> _Records provided_
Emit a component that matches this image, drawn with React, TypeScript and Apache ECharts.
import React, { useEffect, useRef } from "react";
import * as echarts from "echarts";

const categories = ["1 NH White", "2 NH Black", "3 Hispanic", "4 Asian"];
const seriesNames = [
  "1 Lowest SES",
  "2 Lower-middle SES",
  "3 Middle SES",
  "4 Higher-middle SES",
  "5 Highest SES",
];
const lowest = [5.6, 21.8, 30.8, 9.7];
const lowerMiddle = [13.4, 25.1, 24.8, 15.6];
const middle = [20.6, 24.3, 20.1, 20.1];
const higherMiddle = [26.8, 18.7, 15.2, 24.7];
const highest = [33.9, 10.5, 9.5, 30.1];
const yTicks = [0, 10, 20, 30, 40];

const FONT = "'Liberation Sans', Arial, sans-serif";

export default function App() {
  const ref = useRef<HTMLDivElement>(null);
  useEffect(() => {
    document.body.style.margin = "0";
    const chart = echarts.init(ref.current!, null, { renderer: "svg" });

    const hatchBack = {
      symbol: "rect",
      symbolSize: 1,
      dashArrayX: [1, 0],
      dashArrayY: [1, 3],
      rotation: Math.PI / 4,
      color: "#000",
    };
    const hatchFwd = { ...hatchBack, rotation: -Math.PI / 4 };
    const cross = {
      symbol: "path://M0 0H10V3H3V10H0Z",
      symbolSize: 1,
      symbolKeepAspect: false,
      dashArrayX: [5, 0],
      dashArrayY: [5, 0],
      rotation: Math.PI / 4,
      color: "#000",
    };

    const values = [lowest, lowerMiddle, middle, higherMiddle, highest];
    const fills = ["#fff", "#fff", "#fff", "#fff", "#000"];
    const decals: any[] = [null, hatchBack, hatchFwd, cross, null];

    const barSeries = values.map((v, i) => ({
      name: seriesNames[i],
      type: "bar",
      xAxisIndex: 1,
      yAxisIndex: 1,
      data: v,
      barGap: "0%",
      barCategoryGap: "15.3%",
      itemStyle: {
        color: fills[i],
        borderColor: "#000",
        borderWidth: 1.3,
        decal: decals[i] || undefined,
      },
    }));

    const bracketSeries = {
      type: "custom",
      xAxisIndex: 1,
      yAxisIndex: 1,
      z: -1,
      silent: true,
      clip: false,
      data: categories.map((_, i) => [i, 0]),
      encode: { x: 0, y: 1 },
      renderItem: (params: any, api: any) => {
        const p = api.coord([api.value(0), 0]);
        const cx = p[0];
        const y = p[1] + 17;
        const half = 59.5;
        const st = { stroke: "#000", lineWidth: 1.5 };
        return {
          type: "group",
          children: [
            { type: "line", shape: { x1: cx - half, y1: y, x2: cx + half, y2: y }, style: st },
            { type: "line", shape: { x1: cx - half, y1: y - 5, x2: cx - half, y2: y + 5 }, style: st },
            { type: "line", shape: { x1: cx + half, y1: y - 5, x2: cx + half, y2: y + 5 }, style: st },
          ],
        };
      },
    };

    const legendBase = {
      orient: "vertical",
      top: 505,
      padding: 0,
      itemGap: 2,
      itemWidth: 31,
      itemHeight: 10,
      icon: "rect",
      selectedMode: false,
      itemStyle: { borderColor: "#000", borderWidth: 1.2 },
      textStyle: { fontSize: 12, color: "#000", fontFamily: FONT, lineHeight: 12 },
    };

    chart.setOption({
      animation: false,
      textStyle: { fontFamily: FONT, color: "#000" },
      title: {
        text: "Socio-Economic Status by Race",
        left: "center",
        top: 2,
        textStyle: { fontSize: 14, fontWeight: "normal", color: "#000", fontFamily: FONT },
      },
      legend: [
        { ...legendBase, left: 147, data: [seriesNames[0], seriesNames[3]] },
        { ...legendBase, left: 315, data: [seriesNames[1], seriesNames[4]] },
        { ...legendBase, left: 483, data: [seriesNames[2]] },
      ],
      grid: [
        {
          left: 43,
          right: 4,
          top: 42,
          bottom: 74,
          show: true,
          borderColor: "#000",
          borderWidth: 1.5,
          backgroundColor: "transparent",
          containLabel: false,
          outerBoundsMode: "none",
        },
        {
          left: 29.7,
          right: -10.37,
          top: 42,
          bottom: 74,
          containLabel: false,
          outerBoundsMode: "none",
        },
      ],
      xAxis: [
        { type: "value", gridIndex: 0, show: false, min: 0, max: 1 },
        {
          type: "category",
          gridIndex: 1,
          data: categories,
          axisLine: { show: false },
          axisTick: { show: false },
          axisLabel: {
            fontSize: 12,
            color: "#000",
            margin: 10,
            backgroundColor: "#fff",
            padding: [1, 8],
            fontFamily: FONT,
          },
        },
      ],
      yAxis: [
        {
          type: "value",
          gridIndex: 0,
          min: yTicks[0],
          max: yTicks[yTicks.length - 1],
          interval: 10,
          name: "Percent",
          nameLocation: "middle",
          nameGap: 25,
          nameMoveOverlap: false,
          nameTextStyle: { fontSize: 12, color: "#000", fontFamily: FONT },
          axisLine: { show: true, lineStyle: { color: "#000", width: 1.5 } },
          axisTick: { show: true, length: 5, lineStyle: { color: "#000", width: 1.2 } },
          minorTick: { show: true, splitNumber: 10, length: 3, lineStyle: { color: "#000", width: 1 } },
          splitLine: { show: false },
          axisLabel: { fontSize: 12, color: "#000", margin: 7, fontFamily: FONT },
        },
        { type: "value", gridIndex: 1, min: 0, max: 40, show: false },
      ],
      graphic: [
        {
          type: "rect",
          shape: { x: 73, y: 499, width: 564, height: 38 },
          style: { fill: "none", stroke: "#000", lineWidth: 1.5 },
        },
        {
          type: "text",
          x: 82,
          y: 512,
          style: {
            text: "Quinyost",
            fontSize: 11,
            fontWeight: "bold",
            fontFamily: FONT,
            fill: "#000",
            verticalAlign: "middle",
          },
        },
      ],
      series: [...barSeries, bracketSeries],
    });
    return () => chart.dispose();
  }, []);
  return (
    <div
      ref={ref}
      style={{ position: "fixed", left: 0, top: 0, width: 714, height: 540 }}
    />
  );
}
==
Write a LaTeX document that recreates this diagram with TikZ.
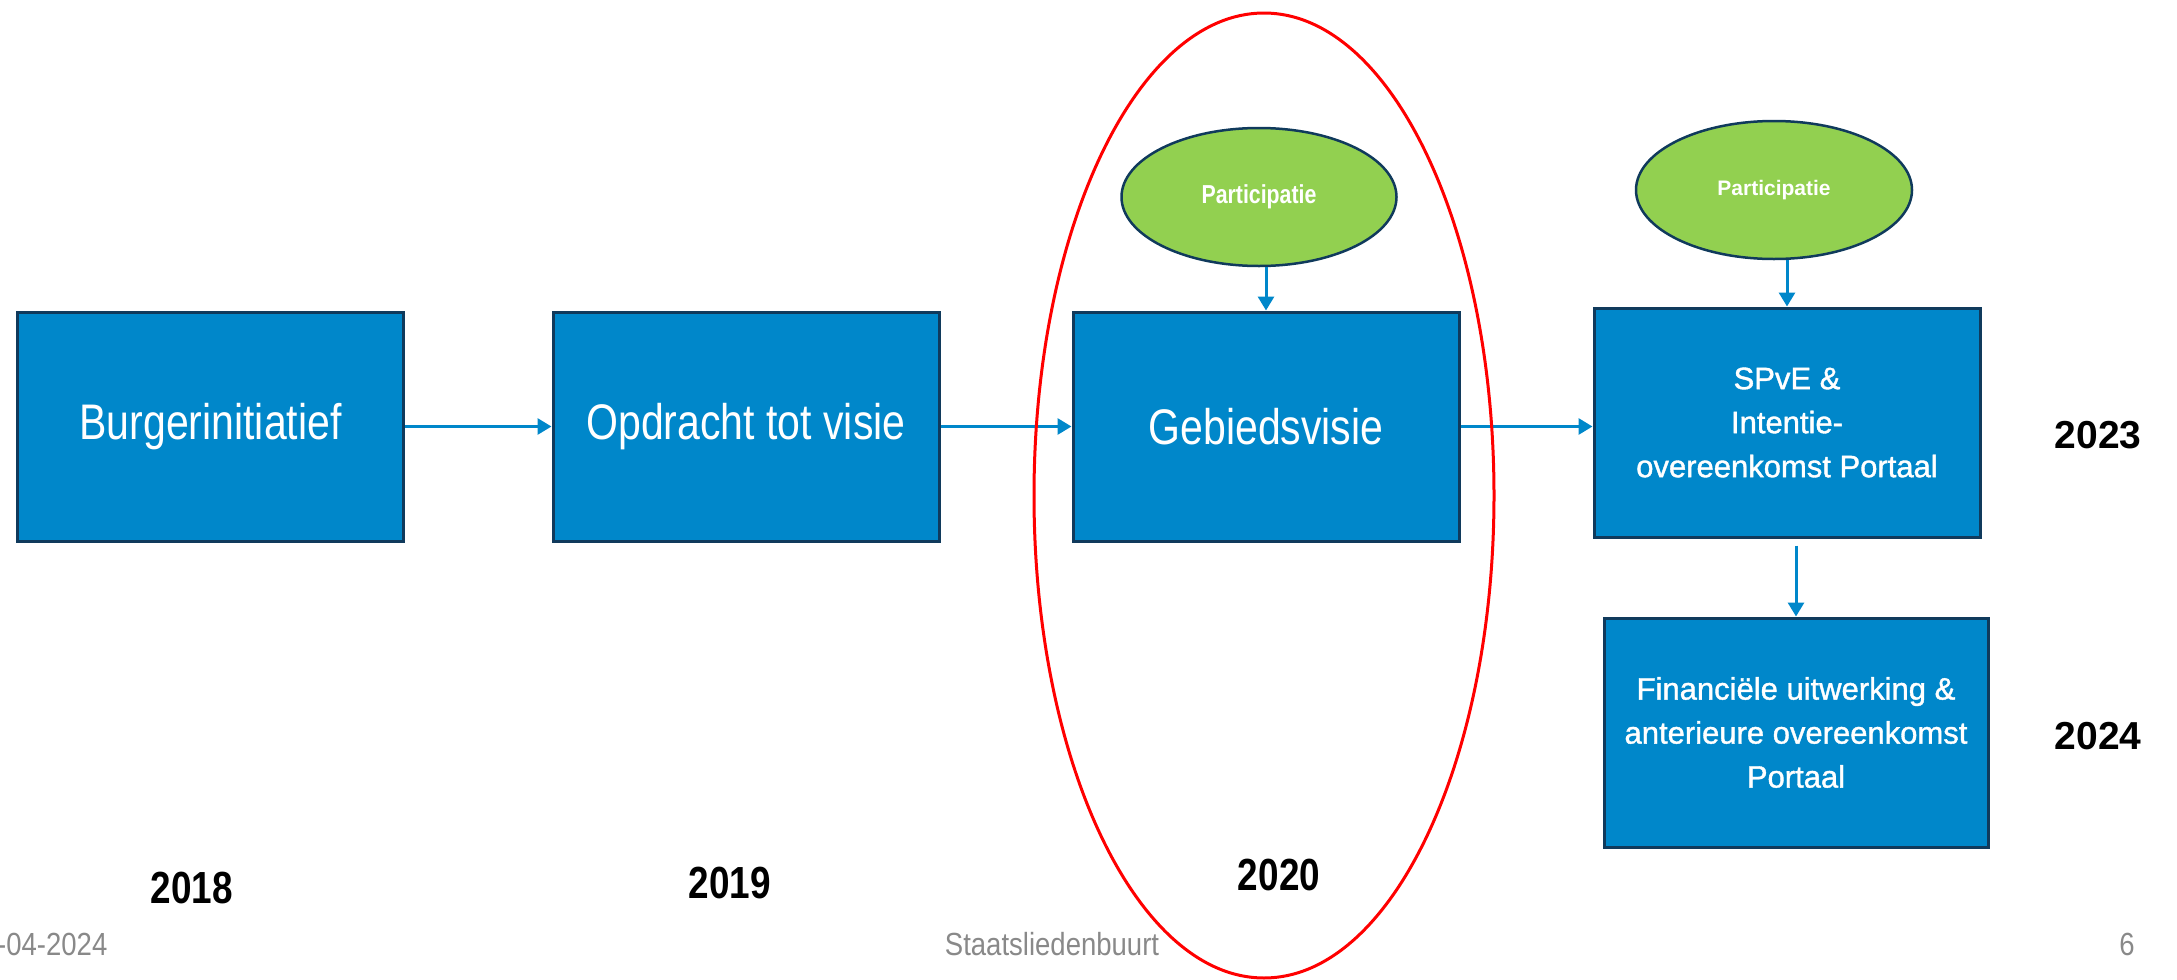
* * *
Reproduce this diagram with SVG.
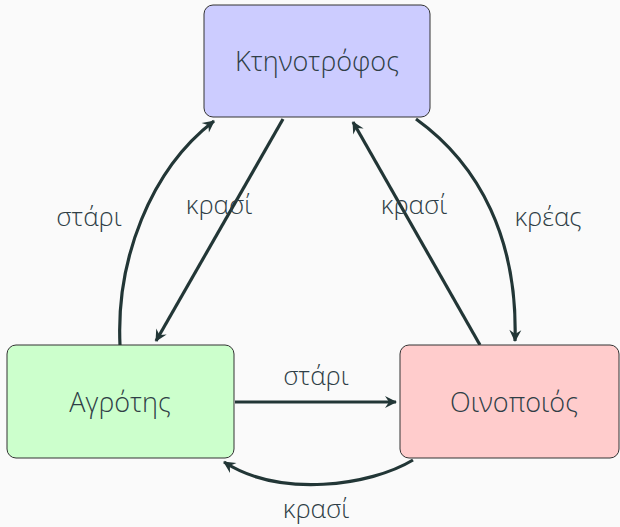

> _Work to do_
Select and copy every line from the records that includes the word "this".

> _Written response_
Emit a component that matches this image, drawn with React, TypeScript and Apache ECharts.
Write a LaTeX document that recreates this diagram with TikZ.
Reproduce this diagram with SVG.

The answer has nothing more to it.